[Exercise aim] Copy from the first line below down to and including the line with "import plotly.graph_objects as go". Skip the pictures.

=== Data provided ===

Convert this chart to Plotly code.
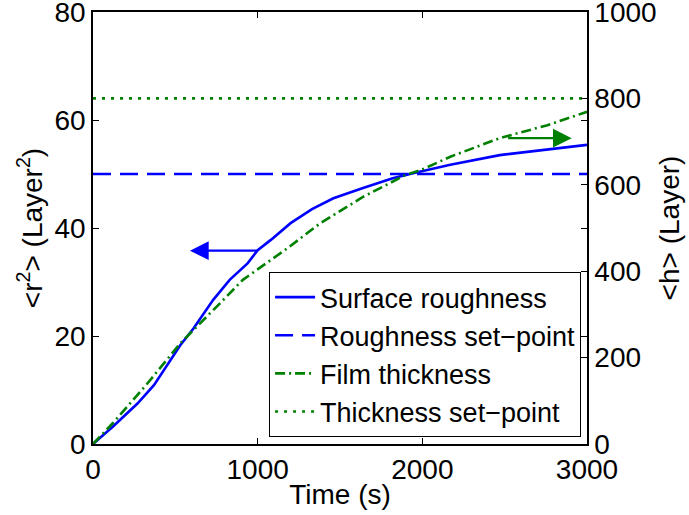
import plotly.graph_objects as go

# Surface roughness (left axis, Layer^2)
rough_t = [0, 120, 270, 370, 530, 610, 730, 830, 940, 1000, 1080, 1200, 1330, 1460,
           1640, 1820, 1950, 2170, 2470, 2710, 3000]
rough_v = [0, 3.2, 7.5, 10.9, 18.3, 21.4, 26.7, 30.4, 33.5, 35.9, 37.8, 40.9, 43.5, 45.5,
           47.4, 49.2, 50.2, 51.7, 53.5, 54.4, 55.4]
rough_setpoint = 50

# Film thickness (right axis, Layer)
thick_t = [0, 120, 330, 530, 790, 910, 1180, 1380, 1640, 1900, 1990, 2170, 2470, 2760, 3000]
thick_v = [0, 48, 140, 233, 333, 380, 453, 511, 572, 623, 634, 665, 708, 738, 769]
thick_setpoint = 800

t_range = [0, 3000]
x_ticks = [0, 1000, 2000, 3000]
y1_ticks = [0, 20, 40, 60, 80]
y2_ticks = [0, 200, 400, 600, 800, 1000]

# arrow annotations (data coords)
blue_arrow = dict(tail=1004, head=589, level=35.8)
green_arrow = dict(tail=2512, head=2907, level=708)

FONT = "Liberation Sans, Arial, Helvetica, sans-serif"
FS = 28

fig = go.Figure()
fig.add_trace(go.Scatter(x=rough_t, y=rough_v, mode="lines", name="Surface roughness",
                         line=dict(color="#0000ff", width=2.6)))
fig.add_trace(go.Scatter(x=t_range, y=[rough_setpoint] * 2, mode="lines", name="Roughness set\u2212point",
                         line=dict(color="#0000ff", width=2.6, dash="18px,9px")))
fig.add_trace(go.Scatter(x=thick_t, y=thick_v, mode="lines", name="Film thickness", yaxis="y2",
                         line=dict(color="#008000", width=2.6, dash="10px,4px,2px,4px")))
fig.add_trace(go.Scatter(x=t_range, y=[thick_setpoint] * 2, mode="lines", name="Thickness set\u2212point",
                         yaxis="y2", line=dict(color="#008000", width=2.6, dash="3px,6px")))

fig.add_annotation(x=blue_arrow["head"], y=blue_arrow["level"], ax=blue_arrow["tail"], ay=blue_arrow["level"],
                   xref="x", yref="y", axref="x", ayref="y", text="", showarrow=True,
                   arrowhead=2, arrowsize=1.7, arrowwidth=2.2, arrowcolor="#0000ff")
fig.add_annotation(x=green_arrow["head"], y=green_arrow["level"], ax=green_arrow["tail"], ay=green_arrow["level"],
                   xref="x", yref="y2", axref="x", ayref="y2", text="", showarrow=True,
                   arrowhead=2, arrowsize=1.7, arrowwidth=2.2, arrowcolor="#008000")

axis_common = dict(showgrid=False, zeroline=False, showline=True, linecolor="black", linewidth=1.5,
                   ticks="inside", ticklen=6, tickwidth=1.2, tickcolor="black",
                   ticklabeloverflow="allow", automargin=False,
                   tickfont=dict(family=FONT, size=FS, color="black"))

fig.update_layout(
    width=689, height=515,
    margin=dict(l=93, r=102, t=12, b=71, autoexpand=False),
    paper_bgcolor="white", plot_bgcolor="white",
    font=dict(family=FONT, size=FS, color="black"),
    xaxis=dict(range=t_range, tickvals=x_ticks, mirror="ticks",
               title=dict(text="Time (s)", font=dict(family=FONT, size=FS), standoff=0), **axis_common),
    yaxis=dict(range=[0, 80], tickvals=y1_ticks, mirror="ticks",
               title=dict(text="&lt;r<sup>2</sup>&gt; (Layer<sup>2</sup>)", font=dict(family=FONT, size=FS), standoff=4),
               **axis_common),
    yaxis2=dict(range=[0, 1000], tickvals=y2_ticks, overlaying="y", side="right", anchor="x",
                title=dict(text="&lt;h&gt; (Layer)", font=dict(family=FONT, size=FS), standoff=4),
                **axis_common),
    legend=dict(x=0.988, y=0.016, xanchor="right", yanchor="bottom",
                bgcolor="white", bordercolor="black", borderwidth=1,
                font=dict(family=FONT, size=27, color="black"),
                itemwidth=40, tracegroupgap=0),
    showlegend=True,
)

fig.write_html("out.html")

===

[Result below]
Convert this chart to Plotly code.
import plotly.graph_objects as go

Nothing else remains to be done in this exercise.